The danger of this is that the particularity of the Holocaust, how Jews in particular suffered, will be blurred by the weight of these works.

As Walter Reich, former director of the Holocaust Museum in D.C., said in a speech in 2005 about the dangers of distortion, trivialization and politicization in the recent "revived landscape of Holocaust memory", there is a central difference between the death of a Jew and a non-Jew during Nazi Germany: "The difference was that the first death was part of a ferocious, total, systematic and industrialized program of genocide, the most ferocious that has ever occurred, and the latter death was part of the savage brutality of Nazi Germany. It was the totality and intent of the first process that made it unique, and that the world must understand, in order to understand the nature and possibilities of murderous racism and genocide. The second process, alas, the world has seen all too much of...The difference isn't in the death; it's in the context and intent of that death. If one erases the difference by merging the deaths under the single rubric of 'Holocaust,' one erases our ability to understand the peculiarly evil nature of the mass extermination of an entire people."

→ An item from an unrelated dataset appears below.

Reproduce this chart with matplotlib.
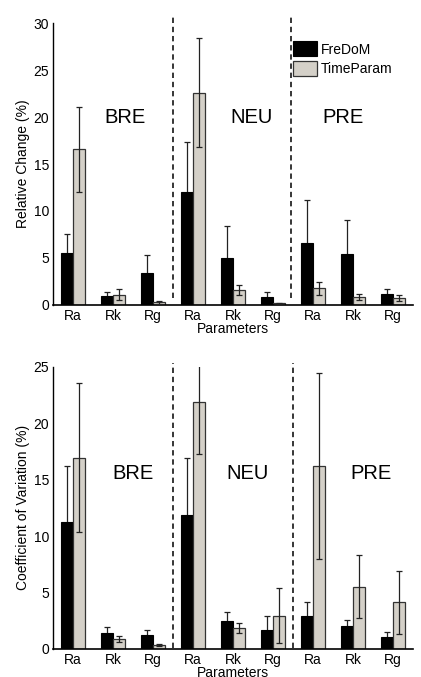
import numpy as np
import matplotlib.pyplot as plt

plt.rcParams['font.family'] = ['Liberation Sans', 'DejaVu Sans']

params = ['Ra', 'Rk', 'Rg', 'Ra', 'Rk', 'Rg', 'Ra', 'Rk', 'Rg']
groups = ['BRE', 'NEU', 'PRE']

# Relative change (%)
rc_fredom = [5.5, 0.95, 3.45, 12.0, 5.05, 0.9, 6.55, 5.4, 1.15]
rc_fredom_err = [2.0, 0.4, 1.85, 5.3, 3.4, 0.45, 4.6, 3.6, 0.5]
rc_time = [16.55, 1.1, 0.28, 22.6, 1.6, 0.2, 1.77, 0.82, 0.72]
rc_time_err = [4.55, 0.55, 0.15, 5.8, 0.53, 0.06, 0.7, 0.3, 0.3]

# Coefficient of variation (%)
cv_fredom = [11.25, 1.4, 1.25, 11.85, 2.48, 1.7, 2.92, 2.04, 1.03]
cv_fredom_err = [4.95, 0.52, 0.45, 5.05, 0.77, 1.22, 1.27, 0.53, 0.5]
cv_time = [16.95, 0.9, 0.35, 21.85, 1.83, 2.95, 16.2, 5.52, 4.13]
cv_time_err = [6.6, 0.25, 0.12, 4.55, 0.44, 2.43, 8.27, 2.8, 2.8]

gray = '#d4d0c8'
x = np.arange(1, len(params) + 1)
w = 0.29


def panel(ax, fre, fre_err, tim, tim_err, ymax, yticks, ylabel, seps, seps_y, lab_x, lab_y):
    ax.bar(x - w / 2, fre, w, color='black', edgecolor='black', linewidth=0.8,
           label='FreDoM', zorder=2)
    ax.bar(x + w / 2, tim, w, color=gray, edgecolor='#333333', linewidth=0.9,
           label='TimeParam', zorder=2)
    # black bars hide the lower half of their error bars
    ax.errorbar(x - w / 2, fre, yerr=fre_err, fmt='none', ecolor='#222222',
                elinewidth=0.9, capsize=2.2, capthick=0.9, zorder=1)
    ax.errorbar(x + w / 2, tim, yerr=tim_err, fmt='none', ecolor='#222222',
                elinewidth=0.9, capsize=2.2, capthick=0.9, zorder=3)
    for s in seps:
        ax.axvline(s, ymin=seps_y[0], ymax=seps_y[1], color='black', lw=1.1,
                   linestyle=(0, (3.5, 2.5)), clip_on=False, zorder=4)
    for g, gx in zip(groups, lab_x):
        ax.text(gx, lab_y, g, fontsize=14.5, ha='center', va='center')
    ax.set_xlim(0.5, 9.5)
    ax.set_ylim(0, ymax)
    ax.set_yticks(yticks)
    ax.set_xticks(x)
    ax.set_xticklabels(params)
    ax.tick_params(length=0, labelsize=10, pad=3)
    ax.spines['top'].set_visible(False)
    ax.spines['right'].set_visible(False)
    ax.spines['left'].set_linewidth(1.0)
    ax.spines['bottom'].set_linewidth(1.2)
    ax.set_ylabel(ylabel, fontsize=10, labelpad=2)
    ax.set_xlabel('Parameters', fontsize=10, labelpad=-1)


fig = plt.figure(figsize=(4.21, 6.77), dpi=100)
ax1 = fig.add_axes([0.126, 0.5495, 0.855, 0.4165])
ax2 = fig.add_axes([0.126, 0.0414, 0.855, 0.417])

panel(ax1, rc_fredom, rc_fredom_err, rc_time, rc_time_err, 30, [0, 5, 10, 15, 20, 25, 30],
      'Relative Change (%)', [3.5, 6.45], (0.025, 1.032), [2.3, 5.45, 7.75], 20)
panel(ax2, cv_fredom, cv_fredom_err, cv_time, cv_time_err, 25, [0, 5, 10, 15, 20, 25],
      'Coefficient of Variation (%)', [3.5, 6.5], (0.005, 1.012), [2.5, 5.35, 8.45], 15.5)

ax1.legend(loc='upper left', bbox_to_anchor=(0.668, 0.935), frameon=False,
           borderpad=0, borderaxespad=0, handlelength=1.7, handleheight=1.3,
           labelspacing=0.3, handletextpad=0.25, fontsize=10)

fig.savefig('out.png', dpi=100)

Reich talks about President Carter's executive order creating the Holocaust museum, in which he insisted on referring to the "eleven million victims of the Holocaust, six million of which were Jews."

Reich explains how the eleven million figure was a figment created by Simon Weisenthal to get non-Jews to sympathize with the tragedy suffered by Jews, and says the effect of "this official conflation of historical tragedies" by President Carter's edict is "to rob us of a discrete event from which the whole world has much to learn."

What Reich worried about in 2005 has come true in recent portrayals of the Holocaust. In fact, the director of "The Boy in Striped Pajamas," Mark Herman, says in an interview in Entertainment News Wire (Nov. 6. 2008) that the film "is not specifically about Nazis." And the film's producer, David Heyman, says that while it is a "Holocaust story set in 1940s Germany, for me it is timeless." He then refers to contemporary horrors such as Rwanda, Darfur and Somalia. Reich spoke about how the word "Holocaust" has increasingly been appropriated by a "wide variety of groups to crystallize their sense of their victimization," thereby resulting in a "dilution of the term's meaning and specificity." So the director and producer of "Boy in Striped Pajamas" see their film as a fable about racism and prejudice in general, not as a depiction of what happened in particular, uniquely, and horrifically, in the Holocaust, to Jews. These are not films or novels about the Holocaust at all, but works that are using the backdrop of the Holocaust to tell a story about something general: human failing, racism, moral culpability.

While it's a free world, and art can and should be used to tell a multitude of stories and to express a multitude of meanings, in stripping away the particularity of the Holocaust, of what happened uniquely to the Jews in Nazi Germany, this rise in so-called Holocaust depictions only manages to distort and blur our collective memory.